Step 6: Predefined Categories for Deterministic Grouping
If ad hoc clustering is insufficient, predefine category boundaries and assign values to the nearest category:
WITH Categories AS (
SELECT 20.0 AS CategoryLower, 21.0 AS CategoryUpper
UNION ALL
SELECT 21.0, 22.05
UNION ALL
SELECT 22.05, 23.1525
-- Continue for additional categories
)
SELECT
c.CategoryLower,
c.CategoryUpper,
COUNT(s.Value) AS ValuesInCategory,
AVG(s.Value) AS CategoryAverage,
MIN(s.Value) AS CategoryMin,
MAX(s.Value) AS CategoryMax
FROM Categories c
LEFT JOIN Sampled s
ON s.Value >= c.CategoryLower
AND s.Value < c.CategoryUpper
GROUP BY c.CategoryLower, c.CategoryUpper;
This ensures non-overlapping clusters but requires prior knowledge of value ranges.

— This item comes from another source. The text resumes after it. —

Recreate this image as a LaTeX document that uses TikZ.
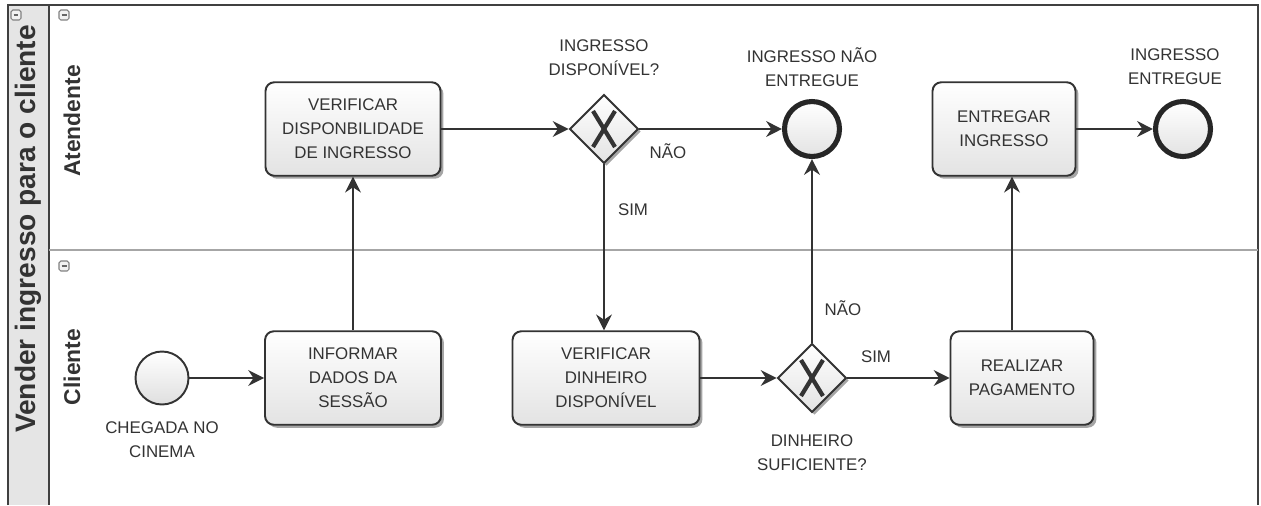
\documentclass[tikz,border=0pt]{standalone}
\usepackage{fontspec}
\setmainfont{Liberation Sans}
\usetikzlibrary{shapes}
\usetikzlibrary{shapes.geometric}
\usetikzlibrary{positioning}
\usetikzlibrary{arrows.meta}
\usetikzlibrary{shadows}
\definecolor{lineg}{HTML}{333333}
\tikzset{
    mytask/.style = {rectangle, rounded corners=5pt, line width=1.1pt, draw=lineg, top color=white, bottom color=gray!22, align=center, font={\fontsize{9.6}{13.6}\selectfont}, text=lineg, minimum height=1.87cm, drop shadow={shadow xshift=0.06cm, shadow yshift=-0.06cm, opacity=0.5, fill=black!70}},
    mygate/.style = {diamond, aspect=1, minimum size=1.38cm, inner sep=0pt, line width=1.1pt, draw=lineg, top color=white, bottom color=gray!22, drop shadow={shadow xshift=0.05cm, shadow yshift=-0.05cm, opacity=0.5, fill=black!70},
      path picture={
        \draw[line width=2.4pt, lineg] ([shift={(-0.22cm,-0.36cm)}]path picture bounding box.center) -- ([shift={(0.22cm,0.36cm)}]path picture bounding box.center);
        \draw[line width=2.4pt, lineg] ([shift={(-0.22cm,0.36cm)}]path picture bounding box.center) -- ([shift={(0.22cm,-0.36cm)}]path picture bounding box.center);}},
    mystart/.style = {circle, minimum size=1.06cm, inner sep=0pt, line width=1.1pt, draw=lineg, top color=white, bottom color=gray!25},
    myend/.style = {circle, minimum size=1.1cm, inner sep=0pt, line width=2.9pt, draw=black!85, top color=white, bottom color=gray!22},
    mytext/.style = {align=center, inner sep=1pt, text=lineg, font={\fontsize{9.6}{13.6}\selectfont}},
    lanetext/.style = {rotate=90, text=lineg, font={\fontsize{13}{15}\selectfont\bfseries}},
    minusbox/.style = {rectangle, rounded corners=1pt, draw=gray, line width=0.6pt, minimum size=0.2cm, inner sep=0pt, fill=gray!10,
      path picture={\draw[gray!80!black, line width=0.6pt] ([xshift=-0.05cm]path picture bounding box.center) -- ([xshift=0.05cm]path picture bounding box.center);}},
    edgef/.style = {-{Stealth[length=9pt,width=9pt,inset=3pt]}, line width=1.1pt, lineg}
}

\begin{document}
\begin{tikzpicture}[x=0.02cm, y=-0.02cm]
  \useasboundingbox (0,0) rectangle (1261,505);
  % pool and lanes
  \fill[gray!20] (8,5) rectangle (49,505);
  \draw[line width=1.2pt, black!75] (8,505) -- (8,5) -- (1258,5) -- (1258,505);
  \draw[line width=1.2pt, black!75] (49,5) -- (49,505);
  \draw[line width=0.8pt, gray!70] (49,250) -- (1258,250);
  \node[lanetext, font={\fontsize{16}{18}\selectfont\bfseries}] (pool) at (28,229) {Vender ingresso para o cliente};
  \node[lanetext] (lanea) at (72,121) {Atendente};
  \node[lanetext] (lanec) at (72,367) {Cliente};
  \node[minusbox] (mb0) at (16,15) {};
  \node[minusbox] (mb1) at (64,15) {};
  \node[minusbox] (mb2) at (64,266) {};

  \node[mystart] (start) at (162,378) {};
  \node[mytext, below=0.28cm of start] (startl) {CHEGADA NO\\CINEMA};
  \node[mytask, minimum width=3.52cm] (inf) at (353,378) {INFORMAR\\DADOS DA\\SESSÃO};
  \node[mytask, minimum width=3.5cm] (ver) at (353,129) {VERIFICAR\\DISPONBILIDADE\\DE INGRESSO};
  \node[mygate] (g1) at (604,129) {};
  \node[mytext, above=0.32cm of g1] (g1l) {INGRESSO\\DISPONÍVEL?};
  \node[myend] (end1) at (812,129) {};
  \node[mytext, above=0.2cm of end1] (end1l) {INGRESSO NÃO\\ENTREGUE};
  \node[mytask, minimum width=2.86cm] (ent) at (1004,129) {ENTREGAR\\INGRESSO};
  \node[myend] (end2) at (1183,129) {};
  \node[mytext, above=0.25cm of end2, xshift=-0.16cm] (end2l) {INGRESSO\\ENTREGUE};
  \node[mytask, minimum width=3.74cm] (ver2) at (606,378) {VERIFICAR\\DINHEIRO\\DISPONÍVEL};
  \node[mygate] (g2) at (812,378) {};
  \node[mytext, below=0.38cm of g2] (g2l) {DINHEIRO\\SUFICIENTE?};
  \node[mytask, minimum width=2.86cm] (pag) at (1022,378) {REALIZAR\\PAGAMENTO};

  \node[mytext] (nao1) at (668,151) {NÃO};
  \node[mytext] (sim1) at (633,210) {SIM};
  \node[mytext] (nao2) at (843,308) {NÃO};
  \node[mytext] (sim2) at (876,357) {SIM};

  \draw[edgef] (start) -- (inf);
  \draw[edgef] (inf) -- (ver);
  \draw[edgef] (ver) -- (g1);
  \draw[edgef] (g1) -- (end1);
  \draw[edgef] (g1) -- (g1 |- ver2.north);
  \draw[edgef] (ver2) -- (g2);
  \draw[edgef] (g2) -- (end1);
  \draw[edgef] (g2) -- (pag);
  \coordinate (mid) at (1012,250);
  \draw[edgef] (mid |- pag.north) -- (mid |- ent.south);
  \draw[edgef] (ent) -- (end2);
\end{tikzpicture}
\end{document}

Step 7: Validation and Edge Case Testing
Test the solution against edge cases:
Zero and Near-Zero Values:
INSERT INTO Sampled (Value) VALUES (0.0), (0.04), (-0.05);Ensure these are grouped correctly without arithmetic errors.
Chains of Similarity:
INSERT INTO Sampled (Value) VALUES (20.0), (21.0), (22.05), (23.1525);Verify whether these form a single cluster or multiple overlapping ones.
Large Value Spreads:
INSERT INTO Sampled (Value) VALUES (1000.0), (1050.0), (1102.5);Confirm that the 5% tolerance is applied relative to each value.
Final Solution Code
Combining deduplication, zero handling, and ranking:
WITH Clusters AS (
SELECT
A.ID,
COUNT(*) AS ClusterSize,
AVG(B.Value) AS ClusterAverage,
MIN(B.Value) AS ClusterMin,
MAX(B.Value) AS ClusterMax,
ROW_NUMBER() OVER (
PARTITION BY COUNT(*)
ORDER BY A.ID
) AS Rank
FROM Sampled A
JOIN Sampled B ON
(
A.Value = 0 AND ABS(B.Value) <= 0.05
) OR (
A.Value != 0 AND ABS(B.Value - A.Value) / A.Value < 0.05
)
GROUP BY A.ID
)
SELECT
ClusterSize,
ClusterAverage,
ClusterMin,
ClusterMax
FROM Clusters
WHERE Rank = 1
ORDER BY ClusterSize DESC;
This approach balances performance with accuracy, providing a pragmatic solution for identifying value clusters within a 5% tolerance in SQLite.